For my university stuff, I use Ubuntu. It is stable and just works. Maybe to old software for you 🤔
@Nervengift Not a Dev, me, but I'd say Debian for Work and one of the Ubuntu flavours for home?
@Cedara Debian unstable? Stable is imho too stable for a dev environment...
@Nervengift Err, you said stable, so I consider Debian stable and recent. Am I mistaken?
@Cedara stable versions of debian are fine for servers but the included software versions are often a bit old for a development environment
@Nervengift Aha! Good to know. Thanks.
@Nervengift some _buntu
@Nervengift Manjaro Linux is basically an Arch with graphical installer and repo mirrors that holdback package updates that produced problems in the traditional Arch repos to get a bit more stability.
@dirk yea, only thing that keeps me from trying fedora is that I'd have to learn rpm-based systems
@Nervengift @sandzwerg @dirk Ubuntu had a phase where they tried to do their own thing and be different than everyone else - which is not bad per se, but did annoy me at the time. (i.e. upstart instead of systemd, mir instead of wayland, unity instead of gnome/kde) I'm not sure, but I think all of those examples are not true anymore, though.
I loved Gentoo back in the day, but It did require quite a bit of attention. This can be fun, but sadly it takes too much of my time away from all the other things I want to do. I guess Arch would be similar in that regard.
Dito. I also really disliked that they had to do everything different just for the sake of being different not for any technical reasons. As for fedora I like that it's always really up to date, also regarding the kernel. It also stopped me from using a lot of Ubuntu repos that would give me a recent version of this or that application in a more current version - 1/2
@jr my fear would be that random software version updates will break my dev environment. With non-rolling-release distros I can calculate the risk of upgrading better
You're probably best of with a Ubuntu LTS as base system. Most dev software will run there and the additional server services you can easily provide with virtual machines atop (using e.g. KVM). Wish you all the best! :-)

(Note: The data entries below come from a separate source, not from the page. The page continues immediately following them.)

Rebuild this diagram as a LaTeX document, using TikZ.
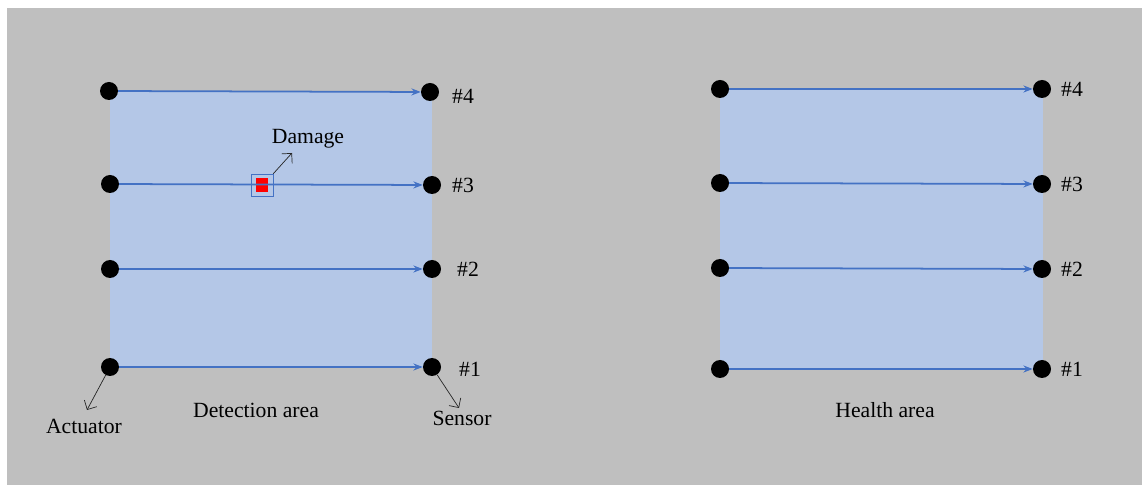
\documentclass[tikz,border=0pt]{standalone}
\usepackage{fontspec}
\setmainfont{Liberation Serif}
\usetikzlibrary{arrows.meta}
\definecolor{bggray}{HTML}{BFBFBF}
\definecolor{areablue}{HTML}{B4C7E7}
\definecolor{pathblue}{HTML}{4472C4}
\begin{document}
\begin{tikzpicture}[x=0.03cm,y=-0.03cm,
        font=\fontsize{18.5}{22}\selectfont]
            \useasboundingbox (0,0) rectangle (1142,487);
            \fill[white] (0,0) rectangle (1142,487);
            \fill[bggray] (7,8) rectangle (1142,485);

            % areas
            \fill[areablue] (110,91) rectangle (432,368);
            \fill[areablue] (720,89) rectangle (1043,369);

            \begin{scope}[every node/.style={circle, fill=black, inner sep=0pt, minimum size=0.54cm}]

                \node (a4) at (109,91) {};
                \node (s4) at (430,92) {};
                \node (a3) at (110,184) {};
                \node (s3) at (432,185) {};
                \node (a2) at (110,269) {};
                \node (s2) at (432,269) {};
                \node (a1) at (110,367) {};
                \node (s1) at (432,367) {};

                \node (b4) at (720,89) {};
                \node (t4) at (1042,89) {};
                \node (b3) at (720,183) {};
                \node (t3) at (1042,184) {};
                \node (b2) at (720,268) {};
                \node (t2) at (1042,269) {};
                \node (b1) at (720,369) {};
                \node (t1) at (1042,369) {};

            \end{scope}

            % damage
            \node[draw=pathblue, thin, minimum size=0.66cm, inner sep=0pt] (box) at (262,185) {};
            \fill[red] (256,178) rectangle (268,192);

            \begin{scope}[every edge/.style={draw=pathblue, line width=1.5pt, -{Stealth[length=8pt,width=6pt]}}]
                \path (a4) edge (s4);
                \path (a3) edge (s3);
                \path (a2) edge (s2);
                \path (a1) edge (s1);
                \path (b4) edge (t4);
                \path (b3) edge (t3);
                \path (b2) edge (t2);
                \path (b1) edge (t1);
            \end{scope}

            % labels
            \node (l4) at (463,96) {\#4};
            \node (l3) at (463,185) {\#3};
            \node (l2) at (468,269) {\#2};
            \node (l1) at (470,369) {\#1};
            \node (r4) at (1072,89) {\#4};
            \node (r3) at (1072,184) {\#3};
            \node (r2) at (1072,269) {\#2};
            \node (r1) at (1072,369) {\#1};

            \node (dmg) at (308,139) {Damage};
            \node (act) at (84,426) {Actuator};
            \node (sen) at (462,418) {Sensor};
            \node (det) at (256,410) {Detection area};
            \node (hea) at (885,410) {Health area};

            \draw[-{Straight Barb[length=6pt]}, black!85, semithick] (box.north east) -- (292,153);
            \draw[-{Straight Barb[length=6pt]}, black!85, semithick] (a1) -- (87,410);
            \draw[-{Straight Barb[length=6pt]}, black!85, semithick] (s1) -- (459,408);

        \end{tikzpicture}
\end{document}
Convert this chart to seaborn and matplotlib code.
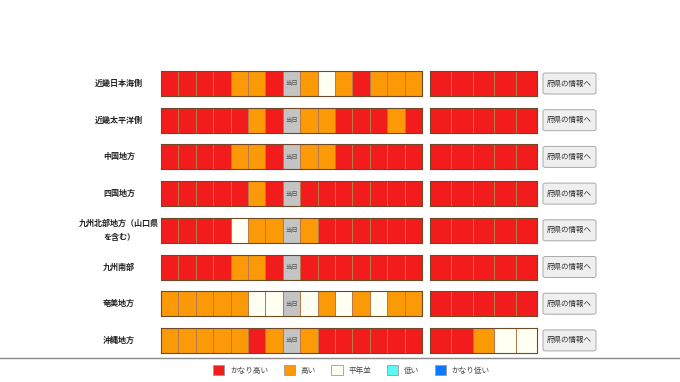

I'm running debian testing since last cccamp and I'm quite satisfied with it... the major issues I had where normally related to myself(fucked up config). "Stable enough" and recent enough imho.
@Nervengift i'm very happy with Ubuntu (LTS, in my case, but you might want to use non-LTS releases as well if you need that). I've been using Ubuntu Mate for everything it runs on for the past year now and didn't really miss anything so far.
@Nervengift (I should clarify that I use LTS for my work computers only. My private ones are on 18.10 and 19.04 and will soon both be on 19.04 :D)
@Nervengift ubuntu tls
@Nervengift I use debian testing at work and it is faily low maintenance with my environment (boring stuff like xfce. not doing software development but system administration, fiddling with docker, config mangement stuff etc)
I think ubuntu would work pretty similar for this usecase.
@Nervengift i use ubuntu-LTS.
Software gets a bit outdated, but i don't care, as long as it is stable.
Things with which i develop always get the most recent stuff via ppa.
Most things (libraries, dependencies, ...) offer either a ppa or a build for ubuntu-lts.
imo thats the best of both worlds. A stable system, butt 1-2 bleeding-edge-packages i really use in development.
and every 2 years i have to put a day aside to upgrade to latest lts ;) But that is predictable and plannable.
Debian stable on servers then testing as a base system for dev, making music, and everything else works for me, but it's also just what I know.
@Nervengift Ubuntu. Thats the nearest you get to 'it simply runs'
For development I'm currently using either Debian Stretch or Manjaro, at home Archlinux.
Manjaro is nearly bleeding-edge and easier to setup than Archlinux (which is the reason I use it at work and Archlinux at home), Debian Stretch for everything in production.